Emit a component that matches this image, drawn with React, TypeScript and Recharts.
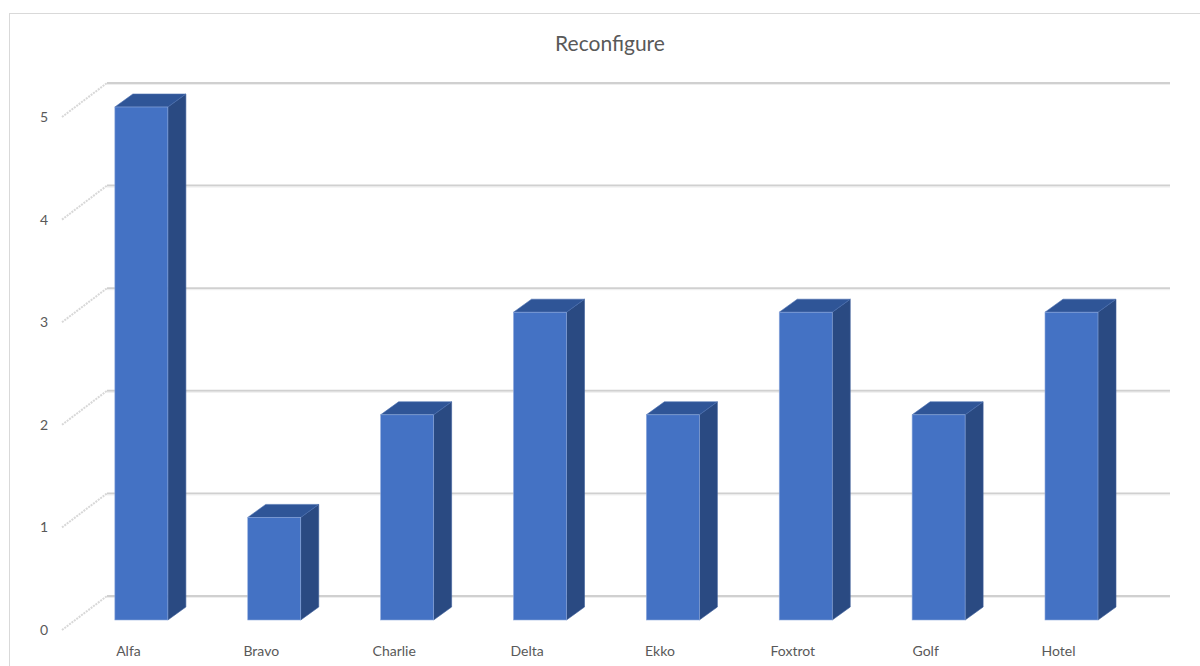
import React from 'react';
import { BarChart, Bar, XAxis, YAxis, CartesianGrid } from 'recharts';

const categories = ['Alfa', 'Bravo', 'Charlie', 'Delta', 'Ekko', 'Foxtrot', 'Golf', 'Hotel'];
const values = [5, 1, 2, 3, 2, 3, 2, 3];
const yTicks = [0, 1, 2, 3, 4, 5];

const data = categories.map((name, i) => ({ name, value: values[i] }));

// 3D depth of the floor/back wall and of each column
const DEPTH_X = 45;
const DEPTH_Y = -34;
const BAR_OFF_X = 13;
const BAR_OFF_Y = -10;
const BAR_DX = 18;
const BAR_DY = -13;

const FRONT = '#4472C4';
const TOP = '#2F5597';
const SIDE = '#2A4A82';

const FONT = 'Lato, "Open Sans", sans-serif';

function Column(props: any) {
  const { x, y, width, height } = props;
  if (height == null || width == null) return null;
  const x0 = x + BAR_OFF_X;
  const y0 = y + BAR_OFF_Y;
  const x1 = x0 + width;
  const yb = y0 + height;
  const top = `${x0},${y0} ${x0 + BAR_DX},${y0 + BAR_DY} ${x1 + BAR_DX},${y0 + BAR_DY} ${x1},${y0}`;
  const side = `${x1},${y0} ${x1 + BAR_DX},${y0 + BAR_DY} ${x1 + BAR_DX},${yb + BAR_DY} ${x1},${yb}`;
  return (
    <g>
      <polygon points={side} fill={SIDE} stroke="#3a5d99" strokeWidth={0.6} />
      <polygon points={top} fill={TOP} stroke="#4a6fb0" strokeWidth={0.6} />
      <rect x={x0} y={y0} width={width} height={height} fill={FRONT} stroke="#8faadc" strokeWidth={0.6} />
    </g>
  );
}

// gridline drawn on the back wall, joined to the front edge by a diagonal on the side wall
function WallLine(props: any) {
  const { x1, x2, y1 } = props;
  const bx1 = x1 + DEPTH_X;
  const bx2 = x2 + DEPTH_X;
  const by = y1 + DEPTH_Y;
  return (
    <g key={props.key}>
      <line x1={x1} y1={y1} x2={bx1} y2={by} stroke="#d8d8d8" strokeWidth={2} strokeDasharray="2 1" />
      <line x1={bx1} y1={by} x2={bx2} y2={by} stroke="#d0d0d0" strokeWidth={2} />
      <line x1={bx1} y1={by + 1.5} x2={bx2} y2={by + 1.5} stroke="#eeeeee" strokeWidth={1} />
    </g>
  );
}

export default function App() {
  return (
    <div style={{ position: 'absolute', left: 0, top: 0, width: 1200, height: 666, background: '#fff', overflow: 'hidden' }}>
      <div
        style={{
          position: 'absolute',
          left: 9,
          top: 13,
          width: 1200,
          height: 700,
          borderLeft: '1.5px solid #d9d9d9',
          borderTop: '1.5px solid #d9d9d9',
        }}
      />
      <div
        style={{
          position: 'absolute',
          top: 30,
          left: 0,
          width: 1220,
          textAlign: 'center',
          fontFamily: FONT,
          fontSize: 21,
          color: '#595959',
        }}
      >
        Reconfigure
      </div>
      <div style={{ position: 'absolute', left: 0, top: 0 }}>
        <BarChart
          width={1200}
          height={666}
          data={data}
          margin={{ top: 117, right: 75, bottom: 6, left: 0 }}
          barCategoryGap="30%"
        >
          <CartesianGrid vertical={false} horizontal={(p: any) => <WallLine {...p} />} />
          <XAxis
            dataKey="name"
            axisLine={false}
            tickLine={false}
            tickSize={0}
            tickMargin={16}
            height={30}
            interval={0}
            tick={{ fill: '#595959', fontSize: 14, fontFamily: FONT }}
          />
          <YAxis
            domain={[0, 5]}
            ticks={yTicks}
            axisLine={false}
            tickLine={false}
            tickSize={0}
            tickMargin={14}
            width={62}
            tick={{ fill: '#595959', fontSize: 14, fontFamily: FONT }}
          />
          <Bar dataKey="value" shape={<Column />} isAnimationActive={false} />
        </BarChart>
      </div>
    </div>
  );
}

☆ ☆ ☆ ☆

▶ **The request**: Make an exact copy of the whole listing, but don't bring over any pictures.

▶ **Expected answer**:
Emit a component that matches this image, drawn with React, TypeScript and Recharts.
import React from 'react';
import { BarChart, Bar, XAxis, YAxis, CartesianGrid } from 'recharts';

const categories = ['Alfa', 'Bravo', 'Charlie', 'Delta', 'Ekko', 'Foxtrot', 'Golf', 'Hotel'];
const values = [5, 1, 2, 3, 2, 3, 2, 3];
const yTicks = [0, 1, 2, 3, 4, 5];

const data = categories.map((name, i) => ({ name, value: values[i] }));

// 3D depth of the floor/back wall and of each column
const DEPTH_X = 45;
const DEPTH_Y = -34;
const BAR_OFF_X = 13;
const BAR_OFF_Y = -10;
const BAR_DX = 18;
const BAR_DY = -13;

const FRONT = '#4472C4';
const TOP = '#2F5597';
const SIDE = '#2A4A82';

const FONT = 'Lato, "Open Sans", sans-serif';

function Column(props: any) {
  const { x, y, width, height } = props;
  if (height == null || width == null) return null;
  const x0 = x + BAR_OFF_X;
  const y0 = y + BAR_OFF_Y;
  const x1 = x0 + width;
  const yb = y0 + height;
  const top = `${x0},${y0} ${x0 + BAR_DX},${y0 + BAR_DY} ${x1 + BAR_DX},${y0 + BAR_DY} ${x1},${y0}`;
  const side = `${x1},${y0} ${x1 + BAR_DX},${y0 + BAR_DY} ${x1 + BAR_DX},${yb + BAR_DY} ${x1},${yb}`;
  return (
    <g>
      <polygon points={side} fill={SIDE} stroke="#3a5d99" strokeWidth={0.6} />
      <polygon points={top} fill={TOP} stroke="#4a6fb0" strokeWidth={0.6} />
      <rect x={x0} y={y0} width={width} height={height} fill={FRONT} stroke="#8faadc" strokeWidth={0.6} />
    </g>
  );
}

// gridline drawn on the back wall, joined to the front edge by a diagonal on the side wall
function WallLine(props: any) {
  const { x1, x2, y1 } = props;
  const bx1 = x1 + DEPTH_X;
  const bx2 = x2 + DEPTH_X;
  const by = y1 + DEPTH_Y;
  return (
    <g key={props.key}>
      <line x1={x1} y1={y1} x2={bx1} y2={by} stroke="#d8d8d8" strokeWidth={2} strokeDasharray="2 1" />
      <line x1={bx1} y1={by} x2={bx2} y2={by} stroke="#d0d0d0" strokeWidth={2} />
      <line x1={bx1} y1={by + 1.5} x2={bx2} y2={by + 1.5} stroke="#eeeeee" strokeWidth={1} />
    </g>
  );
}

export default function App() {
  return (
    <div style={{ position: 'absolute', left: 0, top: 0, width: 1200, height: 666, background: '#fff', overflow: 'hidden' }}>
      <div
        style={{
          position: 'absolute',
          left: 9,
          top: 13,
          width: 1200,
          height: 700,
          borderLeft: '1.5px solid #d9d9d9',
          borderTop: '1.5px solid #d9d9d9',
        }}
      />
      <div
        style={{
          position: 'absolute',
          top: 30,
          left: 0,
          width: 1220,
          textAlign: 'center',
          fontFamily: FONT,
          fontSize: 21,
          color: '#595959',
        }}
      >
        Reconfigure
      </div>
      <div style={{ position: 'absolute', left: 0, top: 0 }}>
        <BarChart
          width={1200}
          height={666}
          data={data}
          margin={{ top: 117, right: 75, bottom: 6, left: 0 }}
          barCategoryGap="30%"
        >
          <CartesianGrid vertical={false} horizontal={(p: any) => <WallLine {...p} />} />
          <XAxis
            dataKey="name"
            axisLine={false}
            tickLine={false}
            tickSize={0}
            tickMargin={16}
            height={30}
            interval={0}
            tick={{ fill: '#595959', fontSize: 14, fontFamily: FONT }}
          />
          <YAxis
            domain={[0, 5]}
            ticks={yTicks}
            axisLine={false}
            tickLine={false}
            tickSize={0}
            tickMargin={14}
            width={62}
            tick={{ fill: '#595959', fontSize: 14, fontFamily: FONT }}
          />
          <Bar dataKey="value" shape={<Column />} isAnimationActive={false} />
        </BarChart>
      </div>
    </div>
  );
}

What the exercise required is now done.